-------- SUPPLIED DATA
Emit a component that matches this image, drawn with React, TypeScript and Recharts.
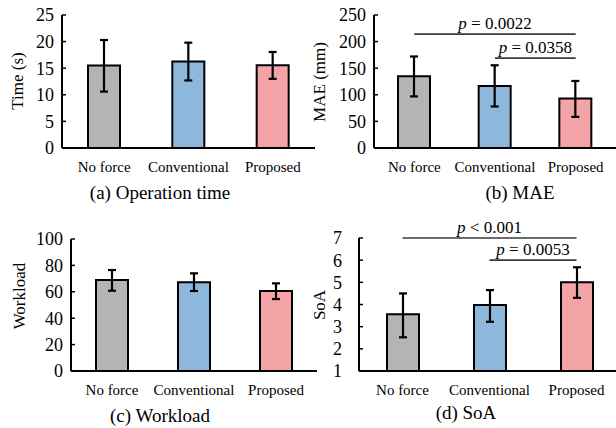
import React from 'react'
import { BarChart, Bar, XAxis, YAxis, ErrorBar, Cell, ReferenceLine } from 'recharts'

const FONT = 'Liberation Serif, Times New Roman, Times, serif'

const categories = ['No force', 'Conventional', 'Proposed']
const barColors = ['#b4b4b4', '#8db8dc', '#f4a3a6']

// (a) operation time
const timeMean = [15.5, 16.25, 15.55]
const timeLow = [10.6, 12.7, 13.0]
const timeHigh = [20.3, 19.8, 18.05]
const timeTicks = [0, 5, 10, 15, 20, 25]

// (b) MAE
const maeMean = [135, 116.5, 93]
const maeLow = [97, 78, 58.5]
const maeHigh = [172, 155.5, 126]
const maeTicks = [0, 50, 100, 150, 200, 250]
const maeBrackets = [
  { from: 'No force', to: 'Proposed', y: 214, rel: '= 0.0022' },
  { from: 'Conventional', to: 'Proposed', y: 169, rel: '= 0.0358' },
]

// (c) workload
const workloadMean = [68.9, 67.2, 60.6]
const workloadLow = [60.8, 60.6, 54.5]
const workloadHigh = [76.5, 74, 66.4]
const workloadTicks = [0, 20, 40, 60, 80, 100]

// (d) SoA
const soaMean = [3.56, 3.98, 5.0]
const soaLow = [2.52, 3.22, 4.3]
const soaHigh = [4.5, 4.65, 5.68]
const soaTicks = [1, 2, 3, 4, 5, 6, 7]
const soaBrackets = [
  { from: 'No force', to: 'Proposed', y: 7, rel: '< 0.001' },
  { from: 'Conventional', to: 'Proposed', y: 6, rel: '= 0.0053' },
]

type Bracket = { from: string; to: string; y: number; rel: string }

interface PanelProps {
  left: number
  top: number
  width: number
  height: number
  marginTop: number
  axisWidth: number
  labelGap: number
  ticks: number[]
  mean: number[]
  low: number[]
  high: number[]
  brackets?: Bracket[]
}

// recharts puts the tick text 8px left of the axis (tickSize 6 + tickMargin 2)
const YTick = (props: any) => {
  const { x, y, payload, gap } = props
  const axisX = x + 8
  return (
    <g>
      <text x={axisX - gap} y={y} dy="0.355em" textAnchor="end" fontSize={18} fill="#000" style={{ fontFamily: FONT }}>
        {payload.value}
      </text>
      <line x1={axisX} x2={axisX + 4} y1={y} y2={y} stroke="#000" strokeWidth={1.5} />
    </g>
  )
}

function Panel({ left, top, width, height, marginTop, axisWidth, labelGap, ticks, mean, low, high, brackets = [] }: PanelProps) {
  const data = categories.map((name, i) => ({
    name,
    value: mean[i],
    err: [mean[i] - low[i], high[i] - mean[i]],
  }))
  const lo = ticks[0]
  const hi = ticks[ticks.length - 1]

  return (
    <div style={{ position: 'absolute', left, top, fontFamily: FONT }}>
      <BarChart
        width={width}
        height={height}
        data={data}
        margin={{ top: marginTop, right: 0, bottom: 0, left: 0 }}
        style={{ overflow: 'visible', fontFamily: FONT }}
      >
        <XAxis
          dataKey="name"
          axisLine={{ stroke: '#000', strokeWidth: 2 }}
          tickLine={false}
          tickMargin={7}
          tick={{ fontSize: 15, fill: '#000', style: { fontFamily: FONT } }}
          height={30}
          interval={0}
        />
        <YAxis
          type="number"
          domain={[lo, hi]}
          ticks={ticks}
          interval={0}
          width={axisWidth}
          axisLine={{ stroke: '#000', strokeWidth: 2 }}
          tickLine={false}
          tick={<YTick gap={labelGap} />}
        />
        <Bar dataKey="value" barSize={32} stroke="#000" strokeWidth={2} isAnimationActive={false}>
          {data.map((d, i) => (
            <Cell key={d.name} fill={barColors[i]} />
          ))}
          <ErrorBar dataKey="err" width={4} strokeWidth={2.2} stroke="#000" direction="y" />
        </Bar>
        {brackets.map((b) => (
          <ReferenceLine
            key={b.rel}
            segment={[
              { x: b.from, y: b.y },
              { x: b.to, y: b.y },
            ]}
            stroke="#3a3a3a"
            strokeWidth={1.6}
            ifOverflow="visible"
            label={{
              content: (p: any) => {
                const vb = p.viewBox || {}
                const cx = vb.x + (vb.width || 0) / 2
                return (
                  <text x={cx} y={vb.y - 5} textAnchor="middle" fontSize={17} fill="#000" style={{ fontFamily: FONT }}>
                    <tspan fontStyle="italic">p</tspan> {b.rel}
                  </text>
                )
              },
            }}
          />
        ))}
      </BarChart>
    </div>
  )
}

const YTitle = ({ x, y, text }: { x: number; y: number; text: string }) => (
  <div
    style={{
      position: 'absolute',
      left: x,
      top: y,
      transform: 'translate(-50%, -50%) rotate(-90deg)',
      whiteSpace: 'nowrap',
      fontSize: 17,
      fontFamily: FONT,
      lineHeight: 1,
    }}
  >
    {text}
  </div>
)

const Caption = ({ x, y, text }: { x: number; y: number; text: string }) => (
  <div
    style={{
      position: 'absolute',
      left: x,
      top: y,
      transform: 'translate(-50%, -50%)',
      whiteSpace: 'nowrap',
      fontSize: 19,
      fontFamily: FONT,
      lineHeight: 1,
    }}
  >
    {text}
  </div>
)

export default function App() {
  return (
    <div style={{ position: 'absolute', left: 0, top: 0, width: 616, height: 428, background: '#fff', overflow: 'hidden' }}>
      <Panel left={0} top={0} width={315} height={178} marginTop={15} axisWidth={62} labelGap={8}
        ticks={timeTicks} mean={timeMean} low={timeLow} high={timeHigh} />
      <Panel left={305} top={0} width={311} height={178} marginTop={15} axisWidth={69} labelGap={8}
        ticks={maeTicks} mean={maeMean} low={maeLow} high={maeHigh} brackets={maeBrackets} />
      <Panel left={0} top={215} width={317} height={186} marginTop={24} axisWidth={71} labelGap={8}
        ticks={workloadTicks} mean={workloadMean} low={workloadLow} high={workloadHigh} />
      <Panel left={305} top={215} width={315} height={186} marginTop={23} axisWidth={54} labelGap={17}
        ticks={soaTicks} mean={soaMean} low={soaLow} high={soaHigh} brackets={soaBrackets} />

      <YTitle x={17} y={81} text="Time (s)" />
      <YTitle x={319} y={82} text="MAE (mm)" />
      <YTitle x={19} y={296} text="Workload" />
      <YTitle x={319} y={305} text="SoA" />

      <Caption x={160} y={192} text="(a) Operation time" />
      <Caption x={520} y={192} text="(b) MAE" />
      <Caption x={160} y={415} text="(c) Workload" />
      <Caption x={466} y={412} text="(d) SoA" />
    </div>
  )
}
----------------
**WHAT IS ASKED:**
Begin at the first line of the data above and repeat each line exactly, stopping after the line containing "const barColors = ['#b4b4b4', '#8db8dc', '#f4a3a6']". Omit the pictures.

**CORRECT RESPONSE:**
Emit a component that matches this image, drawn with React, TypeScript and Recharts.
import React from 'react'
import { BarChart, Bar, XAxis, YAxis, ErrorBar, Cell, ReferenceLine } from 'recharts'

const FONT = 'Liberation Serif, Times New Roman, Times, serif'

const categories = ['No force', 'Conventional', 'Proposed']
const barColors = ['#b4b4b4', '#8db8dc', '#f4a3a6']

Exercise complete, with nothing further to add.